After a subsequent stint as a baker with Diversity Food Services at the University of Winnipeg, Zuo returned to China for an extended vacation. There he came upon a restaurant where a cook was making hand-pulled noodles.
“It looked amazing,” he says.
Working with a mound of prepared dough, the noodle maker stretches the dough and folds it back and forth from one hand to the other, doubling and redoubling the raw noodles until the desired thickness is reached.
Zuo enrolled in a two-month long noodle pulling course and then spent four months working for free at a restaurant, in return for the opportunity to refine his noodle-pulling skills.

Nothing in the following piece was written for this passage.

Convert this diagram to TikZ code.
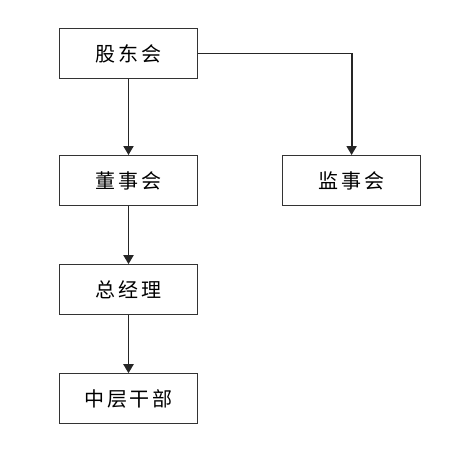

“The dough is real picky,” he explains. “You have to keep pulling it, but if you pull it too many times, you can’t use it anymore… You have to keep practicing to make it faster and faster.”
Zuo returned to Winnipeg in 2014, and continued to practice noodle pulling several hours a day at home while scouting for a restaurant location.
Six months later, he opened Dancing Noodle with a staff of two. Today, Zuo’s team has grown to six and he has a growing legion of dedicated diners.
In April, Zuo will share his noodle-pulling expertise through a series of workshops delivered through RRC’s School of Continuing Education. He says he doesn’t mind if the workshops result in more restaurant owners practicing the art.
“I just want more and more people to know this way of making noodles,” he says. “In China, we have lots of new things which here have never been seen before. This is just one of them.”
Oh, and what was that about McDonald’s icon Ray Kroc? Zuo says there’s nothing stopping him from becoming the next franchise success story.
“If McDonald’s can have burgers all over the world, why can’t I do the same with noodles?” he says. “That’s my dream.”